To mark this year’s World Day Against Cyber-Censorship, celebrated on 12 March, Reporters Without Borders (RSF) is unveiling its list of press freedom’s 20 worst digital predators in 2020 – companies and government agencies that use digital technology to spy on and harass journalists and thereby jeopardize our ability to get news and information.
This list is not exhaustive but, in 2020, these 20 Digital Predators of Press Freedom represent a clear danger for freedom of opinion and expression, which is guaranteed by article 19 of the Universal Declaration of Human Rights.
On World Day Against Cyber-Censorship, created at RSF’s initiative, RSF is for the first time publishing a list of digital entities whose activities are tantamount to preying on journalism.
The 2020 list of 20 leading digital predators is divided into four categories according to the nature of their activities: harassment, state censorship, disinformation or spying and surveillance. Whether state offshoots, private-sector companies or informal entities, they reflect a reality of power at the end of the 21st century’s second decade, in which investigative reporters and other journalists who cause displeasure risk being the targets of predatory activity by often hidden actors.
Some digital predators operate in despotic countries whose leaders have already been included in RSF’s list of Press Freedom Predators. Other digital predators are private-sector companies specializing in targeted cyber-espionage that are based in western countries such as the United States, United Kingdom, Germany and Israel.
The power of these enemies of press freedom takes many forms.
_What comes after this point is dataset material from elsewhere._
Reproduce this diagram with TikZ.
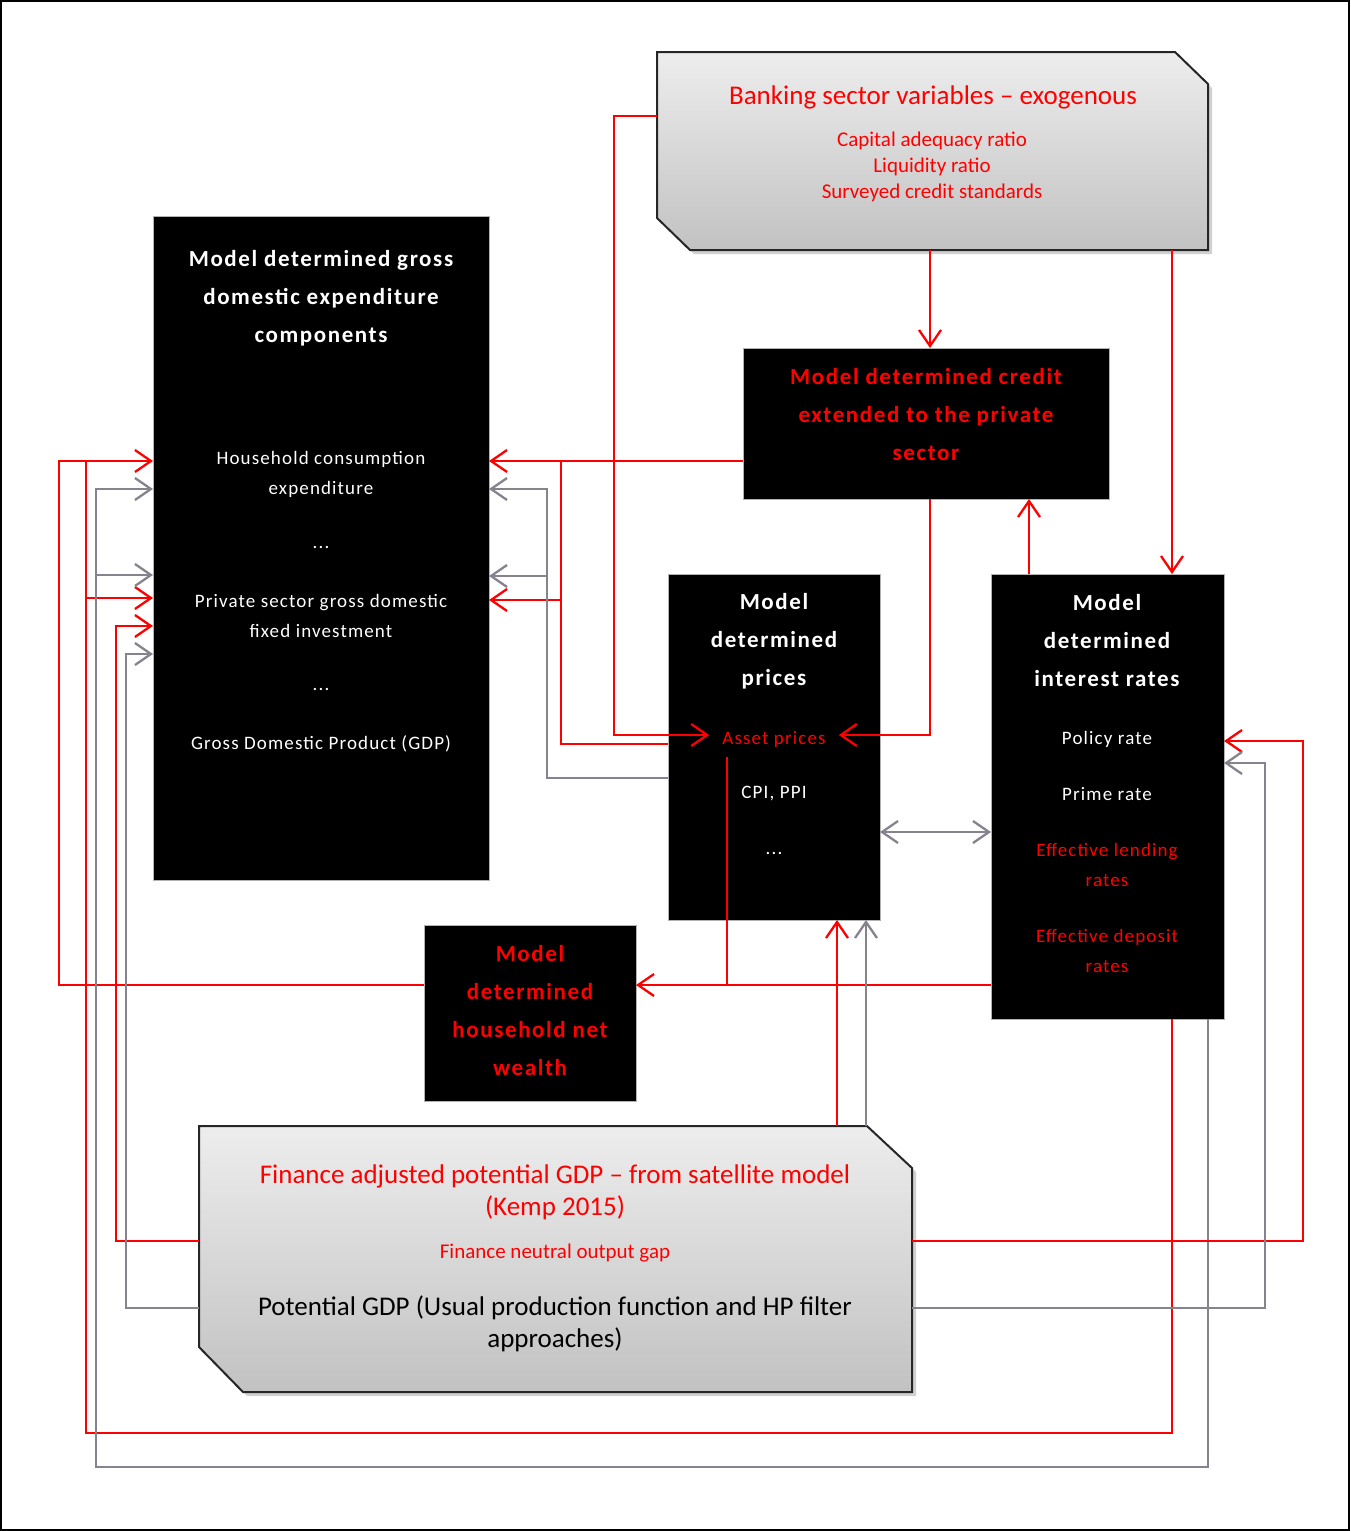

They locate, identify, and spy on journalists who annoy people in positions of power and authority. They intimidate them by orchestrating online harassment. They reduce them to silence by censoring them in different ways. They even try to destabilize democratic countries by deliberately disseminating false information.
“The authoritarian strongmen behind predatory activity against press freedom are extending their tentacles into the digital world with the help of armies of accomplices, subordinates and henchmen who are organized and determined digital predators,” RSF secretary-general Christophe Deloire said. “We have decided to publish this list of 20 digital predators in order not only to expose another aspect of press freedom violations but also to draw attention to the fact that these accomplices sometimes act from or within democratic countries. Opposition to despotic regimes also means ensuring that the weapons for suppressing journalism are not delivered to them from abroad.”